A satellite dish connecting residents to the DSTV television network, owned by telecommunications giant Naspers, adorns a shack in Khayelitsha township, Cape Town, on May 25, 2017.
Image: REUTERS/Mike Hutchings/File Photo

The African National Congress (ANC) conference has given government until June 2019 to complete the migration from analogue to digital broadcast technology.

Government has already missed the initial deadline, as determined by the International Telecommunication Union, which was June 2015.  This was due to a legal wrangle between government and broadcasters and government over whether the digital signal should be encrypted or not.

"Conference has directed government that the latest time that they give to government to migrate fully and not partially, from analogue to digital, is June 2019 [and] there will be no extension. The NEC subcommittee has been tasked with overseeing all this path to this migration," said Jackson Mthembu, the chairperson of the ANC NEC subcommittee on media and communications.

Mthembu, who is also the ANC party's chief whip in parliament, said the national conference has also resolved to improve the participation of black business people in the print media broadcast and telecommunications industries.

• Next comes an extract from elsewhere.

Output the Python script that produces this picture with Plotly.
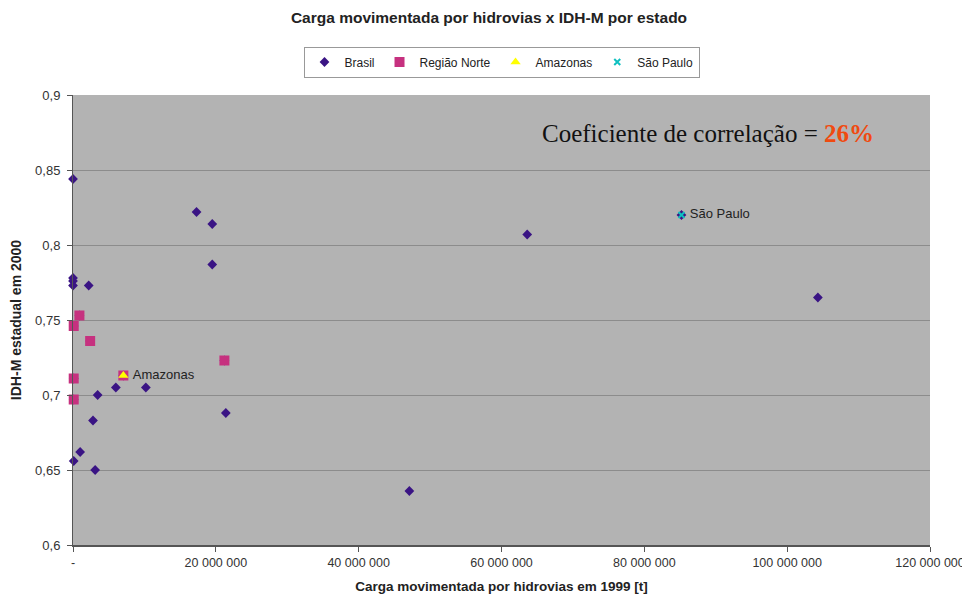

"Conference has ordered government to speedily transform paid television market and ensure that there is no barriers to entry by in particular black people, black entrepreneurs and black industrialist in the paid television segments. We need to effect this radical economic transformation in that area of work as a matter of urgency," added Mthembu.

Mthembu also revealed that ANC deployees in government should also undergo political communication training as an attempt to improve relations with the public and stop them from always relying on official communicators of the party to spread ANC messages. 

He said training in this area was scheduled to start in the next six months.